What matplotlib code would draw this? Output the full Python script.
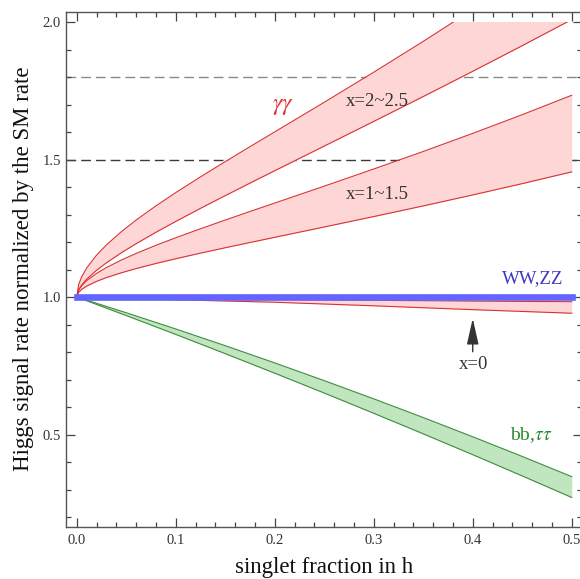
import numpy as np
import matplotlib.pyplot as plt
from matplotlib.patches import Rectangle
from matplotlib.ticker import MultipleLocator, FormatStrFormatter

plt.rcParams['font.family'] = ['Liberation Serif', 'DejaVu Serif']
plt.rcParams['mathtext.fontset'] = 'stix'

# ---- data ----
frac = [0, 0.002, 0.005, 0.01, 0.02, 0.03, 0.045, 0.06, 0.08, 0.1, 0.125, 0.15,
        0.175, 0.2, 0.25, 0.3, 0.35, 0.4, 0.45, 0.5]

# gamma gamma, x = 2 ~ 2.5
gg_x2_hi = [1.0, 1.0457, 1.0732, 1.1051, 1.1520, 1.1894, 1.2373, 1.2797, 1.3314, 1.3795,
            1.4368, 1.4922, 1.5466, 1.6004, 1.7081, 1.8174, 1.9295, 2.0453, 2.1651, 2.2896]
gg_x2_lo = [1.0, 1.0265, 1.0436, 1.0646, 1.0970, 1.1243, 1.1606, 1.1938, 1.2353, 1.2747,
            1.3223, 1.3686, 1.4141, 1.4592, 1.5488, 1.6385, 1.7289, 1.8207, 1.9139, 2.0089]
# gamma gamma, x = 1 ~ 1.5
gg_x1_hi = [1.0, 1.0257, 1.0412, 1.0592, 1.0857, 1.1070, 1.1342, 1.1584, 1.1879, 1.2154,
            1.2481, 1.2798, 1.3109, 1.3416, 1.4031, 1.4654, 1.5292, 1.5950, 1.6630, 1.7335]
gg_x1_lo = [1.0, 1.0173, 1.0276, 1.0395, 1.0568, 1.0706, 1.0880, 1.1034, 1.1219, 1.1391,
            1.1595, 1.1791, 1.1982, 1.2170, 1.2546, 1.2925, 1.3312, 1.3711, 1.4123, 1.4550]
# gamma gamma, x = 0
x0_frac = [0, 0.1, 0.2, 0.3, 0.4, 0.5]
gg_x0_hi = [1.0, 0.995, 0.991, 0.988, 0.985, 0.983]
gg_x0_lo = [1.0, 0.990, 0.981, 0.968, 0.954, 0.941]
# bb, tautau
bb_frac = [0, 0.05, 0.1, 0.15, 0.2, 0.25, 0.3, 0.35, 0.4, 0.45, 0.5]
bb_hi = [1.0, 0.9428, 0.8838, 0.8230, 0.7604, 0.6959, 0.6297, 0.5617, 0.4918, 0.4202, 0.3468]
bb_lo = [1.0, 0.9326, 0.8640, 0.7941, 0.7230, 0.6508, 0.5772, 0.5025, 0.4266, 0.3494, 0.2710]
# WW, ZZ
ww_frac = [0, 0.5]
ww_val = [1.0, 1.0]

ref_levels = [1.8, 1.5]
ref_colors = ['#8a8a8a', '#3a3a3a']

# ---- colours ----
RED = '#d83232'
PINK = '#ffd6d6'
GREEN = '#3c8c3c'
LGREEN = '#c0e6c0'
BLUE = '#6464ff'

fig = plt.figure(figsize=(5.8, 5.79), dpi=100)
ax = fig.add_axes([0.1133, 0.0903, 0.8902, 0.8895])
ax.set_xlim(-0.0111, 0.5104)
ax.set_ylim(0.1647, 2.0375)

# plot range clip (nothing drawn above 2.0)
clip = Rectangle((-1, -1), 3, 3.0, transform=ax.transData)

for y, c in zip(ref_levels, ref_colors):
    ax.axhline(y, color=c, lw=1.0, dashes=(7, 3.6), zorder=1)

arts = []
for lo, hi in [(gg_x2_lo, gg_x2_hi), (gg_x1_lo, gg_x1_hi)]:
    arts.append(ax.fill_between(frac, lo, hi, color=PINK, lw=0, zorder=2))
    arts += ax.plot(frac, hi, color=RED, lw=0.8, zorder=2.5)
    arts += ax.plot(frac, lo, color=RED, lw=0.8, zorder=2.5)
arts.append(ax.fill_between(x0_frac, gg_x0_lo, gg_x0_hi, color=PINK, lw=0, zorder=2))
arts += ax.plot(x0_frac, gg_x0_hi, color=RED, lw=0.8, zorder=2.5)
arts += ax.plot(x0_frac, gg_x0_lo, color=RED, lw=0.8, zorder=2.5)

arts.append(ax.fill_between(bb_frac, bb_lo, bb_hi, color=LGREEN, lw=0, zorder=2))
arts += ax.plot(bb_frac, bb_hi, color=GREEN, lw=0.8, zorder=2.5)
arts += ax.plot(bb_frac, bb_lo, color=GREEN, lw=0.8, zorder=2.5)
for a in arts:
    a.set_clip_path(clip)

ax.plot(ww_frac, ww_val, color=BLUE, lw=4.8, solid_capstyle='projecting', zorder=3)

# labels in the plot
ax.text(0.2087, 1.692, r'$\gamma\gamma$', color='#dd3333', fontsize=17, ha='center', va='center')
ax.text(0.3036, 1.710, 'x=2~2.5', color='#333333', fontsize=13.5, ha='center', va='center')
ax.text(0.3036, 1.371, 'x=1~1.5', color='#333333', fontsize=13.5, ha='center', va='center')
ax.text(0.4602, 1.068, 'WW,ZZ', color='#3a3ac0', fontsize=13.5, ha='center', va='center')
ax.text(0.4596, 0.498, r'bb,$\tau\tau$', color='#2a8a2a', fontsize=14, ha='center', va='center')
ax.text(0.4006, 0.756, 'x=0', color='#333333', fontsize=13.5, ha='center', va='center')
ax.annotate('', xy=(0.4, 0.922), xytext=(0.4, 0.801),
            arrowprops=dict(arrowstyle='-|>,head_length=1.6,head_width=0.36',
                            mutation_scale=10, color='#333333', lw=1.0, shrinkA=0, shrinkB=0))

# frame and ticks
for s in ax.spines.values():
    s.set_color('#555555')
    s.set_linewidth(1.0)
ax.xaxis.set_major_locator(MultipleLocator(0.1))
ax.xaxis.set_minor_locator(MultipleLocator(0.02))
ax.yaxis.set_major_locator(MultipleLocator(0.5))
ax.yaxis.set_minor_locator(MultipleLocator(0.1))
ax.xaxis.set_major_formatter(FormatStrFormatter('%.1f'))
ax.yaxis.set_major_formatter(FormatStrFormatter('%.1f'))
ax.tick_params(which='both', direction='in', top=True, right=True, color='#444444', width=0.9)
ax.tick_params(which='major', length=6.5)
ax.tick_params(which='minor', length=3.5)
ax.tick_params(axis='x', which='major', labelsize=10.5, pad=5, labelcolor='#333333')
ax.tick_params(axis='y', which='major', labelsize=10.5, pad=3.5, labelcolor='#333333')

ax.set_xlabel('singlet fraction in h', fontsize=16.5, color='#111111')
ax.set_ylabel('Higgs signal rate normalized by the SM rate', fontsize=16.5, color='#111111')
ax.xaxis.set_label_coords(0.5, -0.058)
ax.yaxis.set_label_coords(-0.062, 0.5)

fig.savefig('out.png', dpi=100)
·····
* **INSTRUCTIONS FOR THE TASK**: Up to and including the line containing "0.175, 0.2, 0.25, 0.3, 0.35, 0.4, 0.45, 0.5]", repeat every line from the start of the data, but none of the pictures.

* **SOLUTION TO THIS PROBLEM**:
What matplotlib code would draw this? Output the full Python script.
import numpy as np
import matplotlib.pyplot as plt
from matplotlib.patches import Rectangle
from matplotlib.ticker import MultipleLocator, FormatStrFormatter

plt.rcParams['font.family'] = ['Liberation Serif', 'DejaVu Serif']
plt.rcParams['mathtext.fontset'] = 'stix'

# ---- data ----
frac = [0, 0.002, 0.005, 0.01, 0.02, 0.03, 0.045, 0.06, 0.08, 0.1, 0.125, 0.15,
        0.175, 0.2, 0.25, 0.3, 0.35, 0.4, 0.45, 0.5]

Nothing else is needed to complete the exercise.